Introduction
Understanding key indicators is vital to making informed decisions in the dynamic world of stock market investing. One such significant indicator is the “52 Week High.”
Investors rely on the 52-week high as a crucial indicator of a stock’s performance, representing its peak price within the past year. This information provides insight into market trends, investor sentiment, and potential investment opportunities.
We will explore the 52-week highs and lows and what they mean for investors. We’ll also discuss how investors can use this information to make informed decisions. Let’s dive in and shed some light on the significance of these numbers.
What is the 52 Week High or Low?
The 52-week high is the highest trading price a stock has reached in the past 52 weeks. It offers investors a quick view of the stock’s recent performance and acts as a psychological threshold, indicating its strength or weakness.
When a stock reaches a new 52-week high, it indicates a positive market outlook and demonstrates that it has gained momentum. This is typically viewed as a sign of potential future growth, which results in higher stock prices as demand increases. Additionally, a new 52-week high can spark the attention of traders and investors, leading to increased market activity.
What is the Significance of the New 52 Week High?
The 52 week high is more than just a number; it holds valuable information for investors. Here are a few reasons why the 52 week high is significant:
a. Psychological Barrier: Investors often view the 52-week high as a significant milestone for a stock. This is because it reflects the stock’s best performance over a long period and serves as a benchmark for future price growth. Once a stock surpasses this level, it may attract more buyers, increasing its value.
b. Momentum Indicator: When a stock reaches a new 52-week high, it suggests it is on an upward trend, supported by favorable market sentiment. Investors often see such stocks as having positive momentum, which may lead to potential gains. Traders and momentum investors often view the 52-week high as an indicator to either enter or exit positions, taking advantage of the upward price movements.
c. Confirmation of Strength: The 52-week high reflects the underlying strength of a stock. Companies with solid financials, robust growth prospects, or positive news often experience a surge in their stock prices, resulting in new 52-week highs. Investors interpret these highs as confirmation of the stock’s strength and may consider adding them to their portfolios.
What is the 52 Week Low?
Just as the 52 week high represents the stock’s peak performance, the 52 week low represents the lowest trading price reached over the same period. While the 52-week high reflects positive sentiment and potential growth, the 52-week low indicates a stock’s lowest point and possible undervaluation. Investors often analyze the 52-week low to identify stocks trading at a discount, presenting buying opportunities. Understanding the interplay between the 52-week high and low can help investors understand a stock’s historical performance.

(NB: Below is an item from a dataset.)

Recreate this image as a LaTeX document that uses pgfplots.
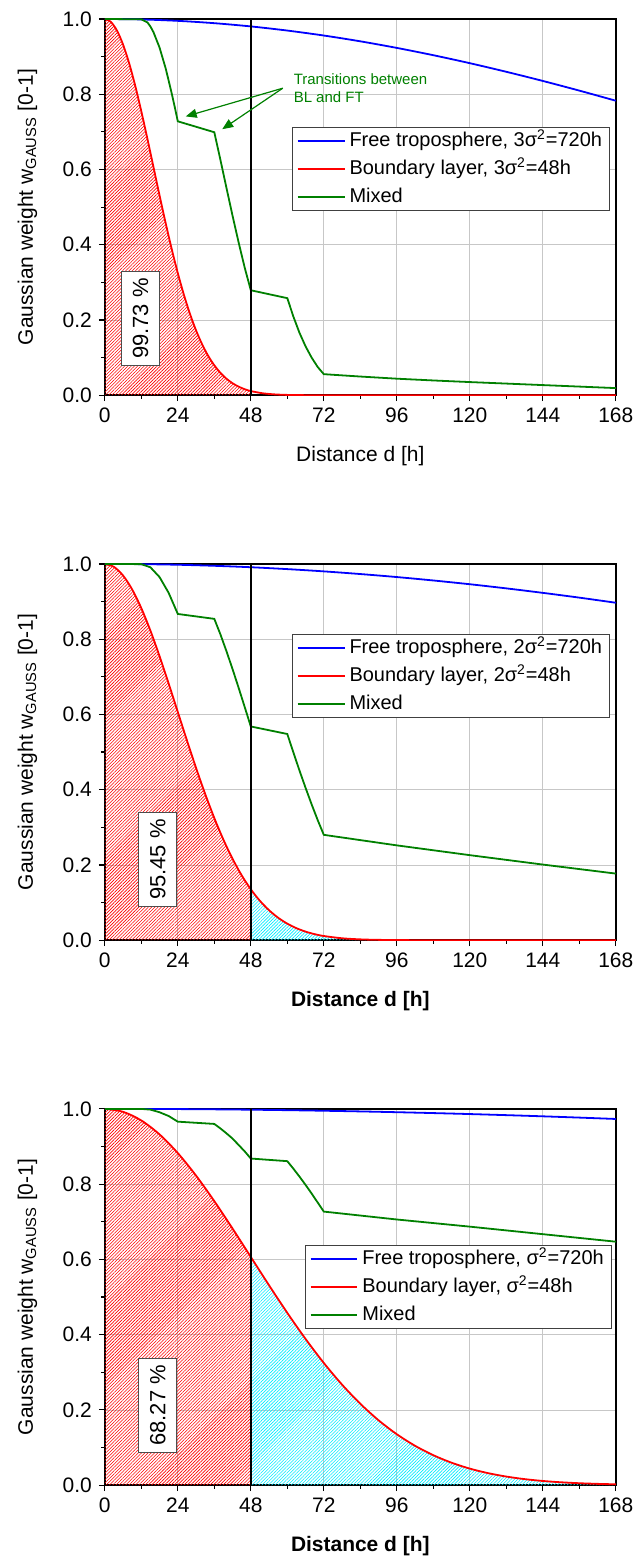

Leveraging the 52 Week High: Making Informed Decisions
Investors can utilize the concept of the 52-week high to make informed decisions. Here’s how:
a. Identifying Breakout Stocks: Stocks breaking through their 52-week high have demonstrated solid upward momentum. Investors can assess whether the trend is likely to continue or is a short-term spike by analyzing the underlying factors contributing to the stock’s rise.
b. Entry and Exit Points: The 52-week high can serve as a helpful reference point to determine entry and exit points for trades. Some investors may enter a position when a stock breaks through its 52-week high, anticipating further price appreciation. Conversely, investors may consider exiting a position if a stock fails to sustain its new 52-week high, indicating a potential reversal or lack of strength.
c. Portfolio Management: Investors can incorporate the 52 week high into their portfolio management strategy. Investors can identify potential candidates for rebalancing or profit-taking by analyzing the 52-week high of each stock in their portfolio. Stocks surpassing their 52 week high may be subject to increased risk or overvaluation.
d. Momentum Trading: Momentum investors or traders aim to capitalize on stocks that are breaking new 52 Week Highs. They hope to ride the wave and profit from continued price appreciation by identifying stocks with strong upward momentum. However, thorough research is essential to ensure solid fundamentals back the momentum.
Some investors prefer a contrarian approach, seeking out stocks that have recently hit a 52-week low. They believe these stocks may be undervalued and present a good buying opportunity. This strategy requires thoroughly analyzing the company’s fundamentals, financial health, and prospects.
e. Support and Resistance Levels: Investors often utilize 52 Week Highs and Lows as support and resistance levels. These levels act as psychological barriers, indicating potential turning points for a stock’s price. Investors use these levels to plan their entry and exit points, determining when to buy or sell a stock.
Conclusion
The 52-week high is a crucial metric in the stock market, providing insights into market trends, investor sentiment, and potential investment opportunities. It serves as a psychological barrier, an indicator of momentum, and a confirmation of stock strength.
Understanding the significance of New 52 Week High and New 52 Week Low can provide valuable insights into a stock’s performance and potential future trends. Monitoring new 52 Week Highs and Lows helps investors stay informed about shifting market sentiments and identify potential investment opportunities.
Whether you are a momentum trader, a contrarian investor, or simply seeking key support and resistance levels, incorporating these indicators into your investment strategy can help you navigate the stock market more effectively.